Presents don’t seem to be that big of a deal, and when it is, it seems to be more because of Western influence.
Food, though, is a big deal, as is going to church and visiting people. Christmas Eve is not a big holiday like it is in the U.S. There is no big dinner or church service. In fact, often people will eat something quick – “just no rice!” Sarah says, because on Christmas day, there will be rice aplenty!
On Christmas Eve, food preparations begin for Christmas day. Women prepare large pots of joloff rice (No, like LARGE, probably wouldn’t fit on your stove, pots. Picture almost Halloween-like cauldrons over an open fire.) and make chin chin, a fried goodie made by African women who often don’t have ovens in which to bake things. Meat is also typically served on Christmas day, usually fried meat or chicken. Sarah insists, though, that no matter what is served, “Red stew and chin chin are compulsory.” (Joloff rice and chin chin seem to be common across the board, while red stew seems to be more of a personal preference.).
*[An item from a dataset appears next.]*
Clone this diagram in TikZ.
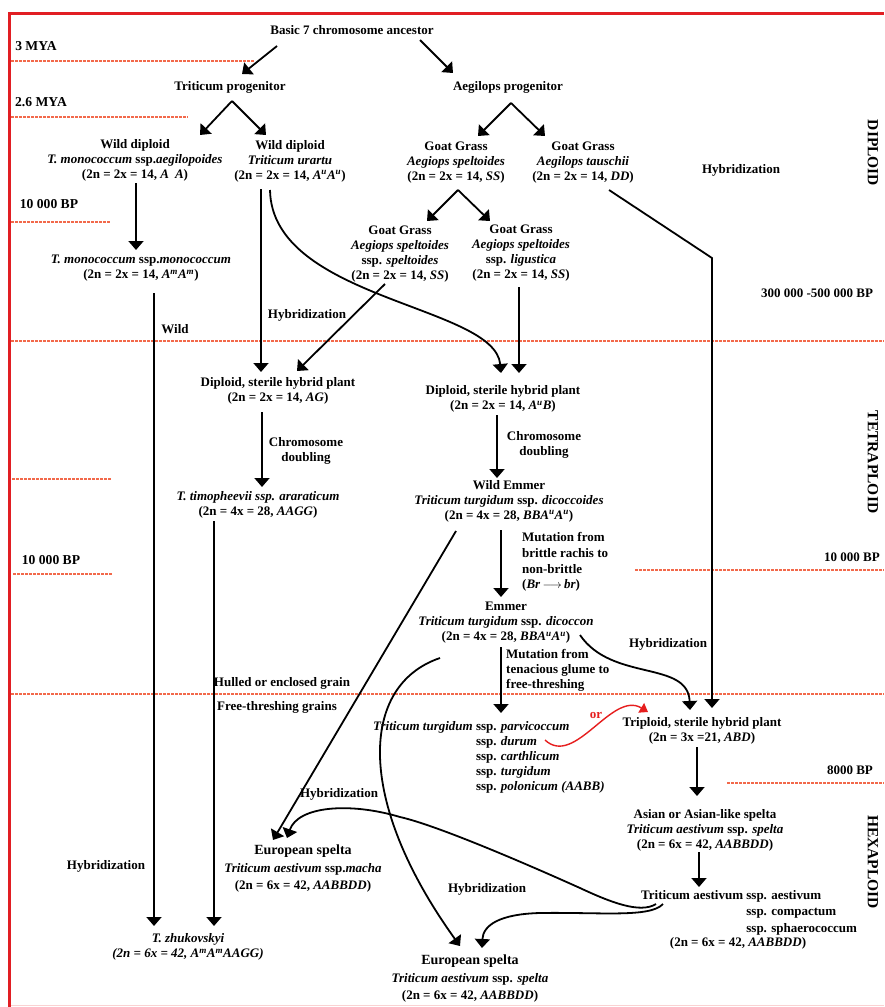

On Christmas day, families go to church to celebrate the birth of Jesus. There is loud singing and lots of dancing (though Sarah says that she and her family and friends have become quieter in recent years because of all the troubles in Jos). After church, the greeting begins. People go to visit their family and friends throughout the day, and the host provides bowls of rice, meat and chin chin to the guests. Most every house that’s visited would offer these foods, so it’s not considered rude to ask if you can take the rice with you if you’ve had your fill at other houses! (You may wonder, like I did, who’s home to visit if everyone is out visiting! Someone explained to me that greeting is usually done “up” socially – you would go to visit, for example, the church elders, who would stay home to receive visitors. Sometimes those who are wealthier and could afford to serve meat to all their visitors would stay home as well. This doesn’t mean, of course, that friends don’t go visit their friends – but this is one reason that going to visit someone at his or her house is seen as a great honor. Sometimes, Sarah says that groups of children will even go visiting as well.)
After a full day of church, singing, dancing, visiting and eating, people go home and, as Sarah says, collapse in exhaustion! Some things are the same no matter the culture!
The holiday festivities don’t end there, though. Because Nigeria was once an English colony, they celebrate Boxing Day. People celebrate in different ways, but one popular way to celebrate in Jos is to gather with lots and lots of people at the local polo field to watch, well, polo. A lunch is often packed, and people will spend the entire day and into the evening at the fields. The zoo and wildlife park here are also quite crowded.
People who don’t go back to their village for Christmas will often go back for a New Years’ celebration. The village that Sarah is from, for example, has traditional dancing on New Years’ day.
…But wherever you are in the world, and whatever traditions you have for the holiday season, may you celebrate the birth of Christ, and may you celebrate it with joy!